Whether the film's design team adapted this to base 3 as a simplification or for another reason is not explained in the guide.

A marking near the upper portion of one limb denotes his ship rank, described as "Symbol of Rocky's rank/position within his ship." Rocky holds a specific crew position aboard the Eridian vessel Grace calls the Blip-A and that position is recorded permanently on his limbs.

The final and most narratively significant set of markings are the star maps. Multiple annotation lines in the guide point across the last limb grouping to a single label: "Star Maps - Map of Rocky's Mission showing the Petrova Line and Astrophage."

PROJECT HAIL MARY
Ryan Gosling stars as Ryland Grace in PROJECT HAIL MARY, from Amazon MGM Studios. Photo credit: Jonathan Olley© 2026 Amazon Content Services LLC. All Rights Reserved.

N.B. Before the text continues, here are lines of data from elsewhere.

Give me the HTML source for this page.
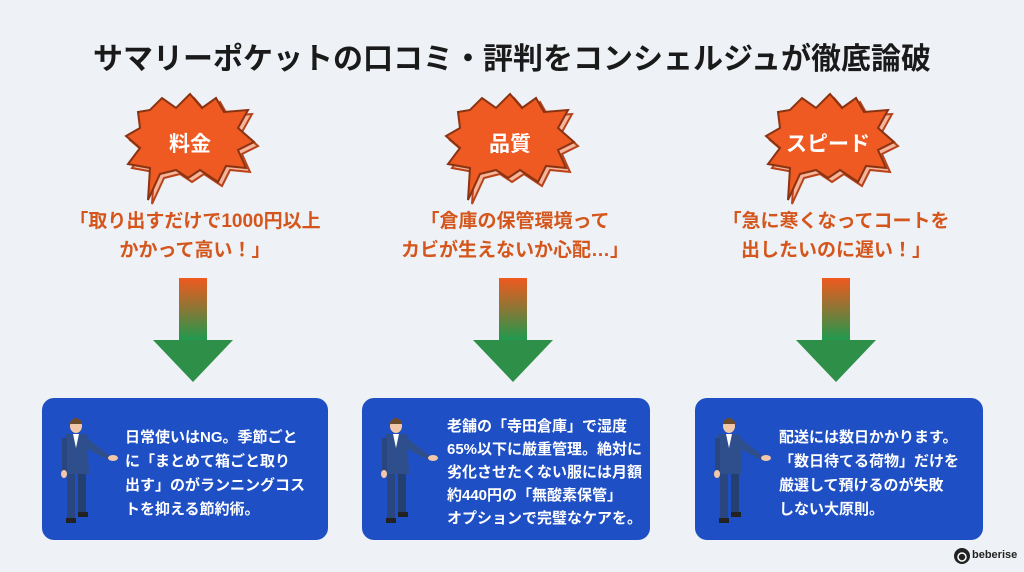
<!DOCTYPE html>
<html><head><meta charset="utf-8"><style>
body{margin:0;width:1024px;height:572px;background:#eef1f5;overflow:hidden;font-family:"Liberation Sans","Noto Sans CJK JP",sans-serif;}
.t{position:absolute;white-space:nowrap;font-weight:bold;}
</style></head><body>
<svg width="1024" height="572" style="position:absolute;left:0;top:0">
<defs>
<linearGradient id="g" x1="0" y1="0" x2="0" y2="1"><stop offset="0" stop-color="#f0581e"/><stop offset="0.55" stop-color="#7f7a38"/><stop offset="1" stop-color="#1f9a4e"/></linearGradient>
<g id="b">
<polygon transform="translate(4,4)" fill="#f6b49a" stroke="#b8431a" stroke-width="2" points="-52,-30 -40,-32 -28,-44 -14,-34 0,-48 12,-34 26,-44 34,-30 58,-32 48,-14 64,0 48,8 56,26 36,24 28,40 10,28 -2,36 -14,28 -30,32 -42,58 -40,26 -62,22 -50,6 -64,-6 -50,-14"/>
<polygon fill="#ee5a22" stroke="#8a3312" stroke-width="2" points="-52,-30 -40,-32 -28,-44 -14,-34 0,-48 12,-34 26,-44 34,-30 58,-32 48,-14 64,0 48,8 56,26 36,24 28,40 10,28 -2,36 -14,28 -30,32 -42,58 -40,26 -62,22 -50,6 -64,-6 -50,-14"/>
</g>
<g id="a"><rect x="-14" y="0" width="28" height="62" fill="url(#g)"/><polygon points="-40,62 40,62 0,104" fill="#2e8f48"/></g>
<g id="m">
<ellipse cx="0" cy="-4" rx="6" ry="7" fill="#f2c8a8"/><path d="M-6,-8 Q0,-16 6,-8 L6,-6 L-6,-6Z" fill="#6b4a2e"/>
<path d="M-11,4 L11,4 L13,44 L-11,44Z" fill="#2f4f8c"/><path d="M-3,4 L3,4 L0,18Z" fill="#fff"/>
<path d="M11,8 L34,26 L32,30 L10,18Z" fill="#2f4f8c"/><ellipse cx="37" cy="28" rx="5" ry="3" fill="#f2c8a8"/>
<rect x="-14" y="8" width="5" height="34" fill="#2a4680"/><ellipse cx="-12" cy="44" rx="3" ry="4" fill="#f2c8a8"/>
<rect x="-9" y="44" width="8" height="46" fill="#2a4680"/><rect x="2" y="44" width="8" height="40" fill="#244070"/>
<rect x="-10" y="88" width="10" height="5" fill="#222"/><rect x="2" y="82" width="10" height="5" fill="#222"/>
</g>
</defs>
<use href="#b" x="190" y="142"/><use href="#b" x="510" y="142"/><use href="#b" x="830" y="142"/>
<use href="#a" x="193" y="278"/><use href="#a" x="513" y="278"/><use href="#a" x="836" y="278"/>
<rect x="42" y="398" width="286" height="142" rx="12" fill="#1f4fc4"/>
<rect x="362" y="398" width="288" height="142" rx="12" fill="#1f4fc4"/>
<rect x="695" y="398" width="288" height="142" rx="12" fill="#1f4fc4"/>
<use href="#m" x="76" y="430"/><use href="#m" x="396" y="430"/><use href="#m" x="729" y="430"/>
<circle cx="962" cy="556" r="8" fill="#222"/><circle cx="962" cy="557" r="4" fill="none" stroke="#fff" stroke-width="1.5"/>
</svg>
<div class="t" style="left:0;width:1024px;text-align:center;top:34px;font-size:30px;color:#1a1a1a">サマリーポケットの口コミ・評判をコンシェルジュが徹底論破</div>
<div class="t" style="left:140px;width:100px;text-align:center;top:128px;font-size:21px;color:#fff">料金</div>
<div class="t" style="left:460px;width:100px;text-align:center;top:128px;font-size:21px;color:#fff">品質</div>
<div class="t" style="left:778px;width:100px;text-align:center;top:128px;font-size:21px;color:#fff">スピード</div>
<div class="t" style="left:35px;width:320px;text-align:center;top:207px;font-size:19px;line-height:29px;color:#d5561c">「取り出すだけで1000円以上<br>かかって高い！」</div>
<div class="t" style="left:355px;width:320px;text-align:center;top:207px;font-size:19px;line-height:29px;color:#d5561c">「倉庫の保管環境って<br>カビが生えないか心配…」</div>
<div class="t" style="left:676px;width:320px;text-align:center;top:207px;font-size:19px;line-height:29px;color:#d5561c">「急に寒くなってコートを<br>出したいのに遅い！」</div>
<div class="t" style="left:125px;top:426px;font-size:15px;line-height:24px;color:#fff">日常使いはNG。季節ごと<br>に「まとめて箱ごと取り<br>出す」のがランニングコス<br>トを抑える節約術。</div>
<div class="t" style="left:447px;top:415px;font-size:15px;line-height:23px;color:#fff">老舗の「寺田倉庫」で湿度<br>65%以下に厳重管理。絶対に<br>劣化させたくない服には月額<br>約440円の「無酸素保管」<br>オプションで完璧なケアを。</div>
<div class="t" style="left:779px;top:426px;font-size:15px;line-height:24px;color:#fff">配送には数日かかります。<br>「数日待てる荷物」だけを<br>厳選して預けるのが失敗<br>しない大原則。</div>
<div class="t" style="left:972px;top:549px;font-size:11px;color:#222">beberise</div>
</body></html>
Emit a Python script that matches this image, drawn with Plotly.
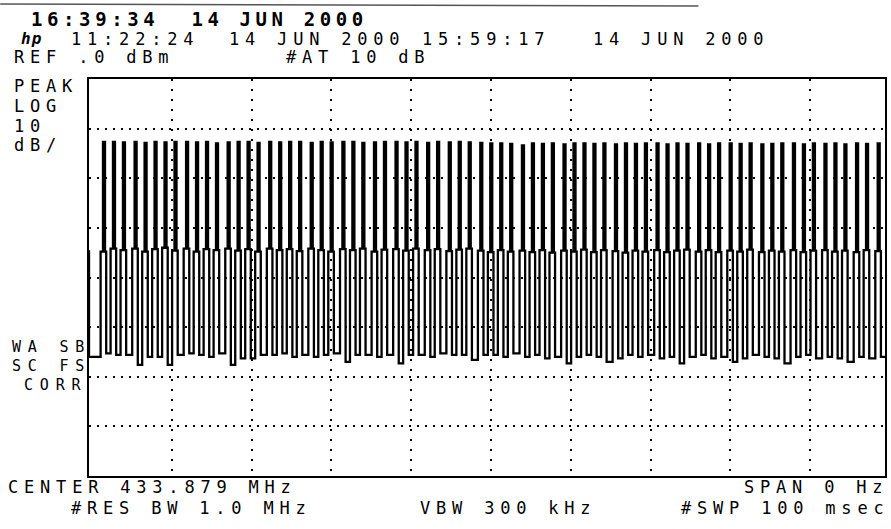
import plotly.graph_objects as go

# ---- data ----
# pulse times (ms) across the 100 ms zero-span sweep
pulse_ms = [1.38, 2.63, 3.88, 5.34, 6.59, 7.84, 9.09, 10.34, 11.79, 13.04,
            14.29, 15.54, 17.0, 18.25, 19.5, 20.75, 22.21, 23.46, 24.71, 25.96,
            27.41, 28.66, 29.91, 31.38, 32.63, 33.88, 35.34, 36.59, 38.04, 39.29,
            40.54, 42.0, 43.25, 44.71, 45.96, 47.21, 48.66, 49.91, 51.16, 52.41,
            53.88, 55.13, 56.38, 57.63, 59.09, 60.34, 61.59, 62.84, 64.09, 65.54,
            66.79, 68.04, 69.29, 70.75, 72.0, 73.25, 74.5, 75.96, 77.21, 78.46,
            79.91, 81.16, 82.41, 83.88, 85.13, 86.38, 87.84, 89.09, 90.34, 91.79,
            93.04, 94.29, 95.75, 97.0, 98.46]
# spike peak level (dBm)
peak_dbm = [-12.7, -12.7, -12.8, -12.7, -12.9, -12.7, -12.8, -12.7, -12.7, -12.8,
            -12.7, -13.0, -12.8, -12.7, -12.7, -12.9, -12.7, -12.8, -12.7, -12.7,
            -12.9, -12.7, -12.8, -12.7, -12.7, -12.9, -12.8, -12.7, -12.7, -12.8,
            -12.7, -12.9, -12.7, -12.8, -12.7, -12.8, -12.9, -13.0, -13.0, -13.1,
            -13.4, -13.0, -13.1, -13.0, -13.2, -13.0, -13.0, -13.1, -13.0, -13.2,
            -13.0, -13.1, -13.0, -13.0, -13.2, -13.0, -13.1, -13.0, -13.2, -13.0,
            -13.0, -13.1, -13.0, -13.2, -13.1, -13.0, -13.0, -13.2, -13.0, -13.1,
            -13.0, -13.2, -13.0, -13.1, -13.0]
# upper level of the square wave under each spike (dBm)
high_dbm = [-34.8, -34.2, -34.5, -34.2, -34.8, -34.3, -34.0, -34.6, -34.2, -34.8,
            -34.3, -34.5, -34.2, -34.6, -34.3, -34.8, -34.2, -34.5, -34.3, -34.7,
            -34.2, -34.5, -34.8, -34.3, -34.5, -34.2, -34.8, -34.4, -34.3, -34.6,
            -34.2, -34.5, -34.3, -34.7, -34.4, -34.2, -34.6, -34.9, -34.5, -34.8,
            -34.6, -34.9, -34.5, -35.0, -34.6, -34.8, -34.4, -34.9, -34.5, -34.7,
            -35.0, -34.6, -34.8, -34.5, -34.9, -34.6, -34.4, -34.8, -34.5, -34.9,
            -34.6, -34.8, -34.4, -34.9, -34.6, -34.8, -34.5, -34.9, -34.6, -34.5,
            -34.8, -34.6, -34.9, -34.5, -34.7]
# lower level of the square wave after each spike (dBm)
low_dbm = [-55.3, -55.6, -55.6, -57.6, -56.0, -56.0, -57.6, -55.6, -55.3, -55.6,
           -56.0, -55.3, -57.6, -56.3, -56.3, -55.6, -55.6, -55.3, -56.0, -55.6,
           -56.0, -55.6, -55.3, -57.0, -55.6, -55.6, -56.0, -55.6, -57.3, -55.6,
           -55.6, -56.0, -55.3, -55.6, -55.6, -56.6, -55.6, -55.6, -56.0, -55.3,
           -56.0, -55.6, -56.3, -56.0, -57.3, -56.0, -55.6, -56.0, -57.0, -56.3,
           -55.6, -56.0, -55.6, -56.3, -56.0, -57.3, -56.0, -55.6, -56.3, -56.0,
           -57.0, -56.3, -55.6, -56.0, -56.3, -57.3, -56.0, -55.6, -56.3, -56.0,
           -56.3, -57.0, -56.0, -56.3, -56.0]
start_dbm = [-34.5, -56.0]   # trace level at the left edge (from, to)

# ---- build the trace ----
X_MIN, X_MAX = -0.375, 99.375
xs, ys = [X_MIN, X_MIN], [start_dbm[0], start_dbm[1]]
prev_low = start_dbm[1]
for t, pk, hi, lo in zip(pulse_ms, peak_dbm, high_dbm, low_dbm):
    xs += [t - 0.3, t - 0.3, t, t, t + 0.25, t + 0.25, t + 0.4, t + 0.4]
    ys += [prev_low, hi, hi, pk, pk, hi, hi, lo]
    prev_low = lo
xs.append(X_MAX)
ys.append(prev_low)

fig = go.Figure(go.Scatter(x=xs, y=ys, mode="lines",
                           line=dict(color="black", width=2.3),
                           hoverinfo="skip", showlegend=False))

W, H = 891, 529
L, R, T, B = 89, 887, 79, 476
FONT = "DejaVu Sans Mono"


def ann(text, px, py, size=17, bold=False, spacing=5.8):
    t = f'<span style="letter-spacing:{spacing}px">{text}</span>'
    if bold:
        t = f"<b>{t}</b>"
    return dict(text=t, x=(px - L) / (R - L), y=1 - (py - T) / (B - T),
                xref="paper", yref="paper", xanchor="left", yanchor="middle",
                showarrow=False, font=dict(family=FONT, size=size, color="black"),
                borderpad=0)


annotations = [
    ann("16:39:34  14 JUN 2000", 30, 19, size=19, bold=True, spacing=4.6),
    ann("<i>hp</i>", 20, 39, size=16, bold=True, spacing=1),
    ann("11:22:24", 70, 39),
    ann("14 JUN 2000", 228, 39),
    ann("15:59:17", 422, 39),
    ann("14 JUN 2000", 593, 39),
    ann("REF .0 dBm", 13, 57),
    ann("#AT 10 dB", 285, 57),
    ann("PEAK", 13, 86),
    ann("LOG", 13, 106),
    ann("10", 13, 126),
    ann("dB/", 13, 145),
    ann("WA SB", 11, 347, size=15, spacing=6.8),
    ann("SC FS", 11, 366, size=15, spacing=6.8),
    ann("CORR", 23, 385, size=15, spacing=6.8),
    ann("CENTER 433.879 MHz", 7, 487),
    ann("#RES BW 1.0 MHz", 70, 508),
    ann("VBW 300 kHz", 420, 508),
    ann("SPAN 0 Hz", 745, 487),
    ann("#SWP 100 msec", 681, 508),
]

fig.update_layout(
    width=W, height=H,
    margin=dict(l=L, r=W - R, t=T, b=H - B, pad=0),
    paper_bgcolor="white", plot_bgcolor="white",
    annotations=annotations,
    shapes=[dict(type="line", xref="paper", yref="paper",
                 x0=(0 - L) / (R - L), x1=(700 - L) / (R - L),
                 y0=1 - (4 - T) / (B - T), y1=1 - (6 - T) / (B - T),
                 line=dict(color="#555555", width=1.5))],
)
fig.update_xaxes(range=[X_MIN, X_MAX], tickvals=[10, 20, 30, 40, 50, 60, 70, 80, 90],
                 showticklabels=False, ticks="", showgrid=True,
                 gridcolor="black", gridwidth=1.6, griddash="2px,8px",
                 showline=True, linecolor="black", linewidth=2, mirror=True,
                 zeroline=False)
fig.update_yaxes(range=[-80, 0], tickvals=[-70, -60, -50, -40, -30, -20, -10],
                 showticklabels=False, ticks="", showgrid=True,
                 gridcolor="black", gridwidth=1.6, griddash="2px,6px",
                 showline=True, linecolor="black", linewidth=2, mirror=True,
                 zeroline=False)

fig.write_html("out.html", config={"displayModeBar": False},
               post_script="document.body.style.margin='0';document.body.style.padding='0';")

The visual design from book to film was incredibly well done

The markings in Blake's guide connect back to Weir's broader vision of Eridian civilization of a society with cultures and histories as detailed as any human ones. They use base 6 mathematics and communicate through chords and tones so efficiently that Eridian speech carries roughly six times the information of human speech in the same amount of time.

Getting Rocky onto screen took over a year and nearly 300 designs. The physical puppet was built by creature designer Neal Scanlan, whose previous work includes numerous Star Wars creatures, and performed by puppeteer James Ortiz leading a team of five (nicknamed the Rockyteers) across nearly the entire six-month London shoot. Directors Phil Lord and Chris Miller chose practical puppetry specifically so Ryan Gosling had a real scene partner rather than a green screen reference point. The carvings Blake placed on Rocky's body existed on that physical object present on set.

The film also includes a sequence with no equivalent in the novel: Grace boarding the Blip-A and seeing the interior of Rocky's ship. In the book, Grace never leaves the Hail Mary while the ships are docked. The film's production designer Charlie Wood designed the Blip-A's interior around Eridian echolocation, so every surface, texture and hanging element was conceived to be perceived through sound. It is one of the more considered pieces of world-building in the film, constructed from the actual logic of what a species without vision would build.

The farewell scene is also where the markings become most directly active. Puppeteer Ortiz noted in interviews that there was a design on Rocky's inner forearm that the team had not found a place for during filming. When Rocky grazed it with a leg during the goodbye sequence, it produced a musical sound.

With the film recently becoming available digitally on Prime Video, Apple TV, and other platforms, there has never been a better time for a rewatch. now that you know what you are looking at, Rocky's limbs are worth pausing on every time they are on screen.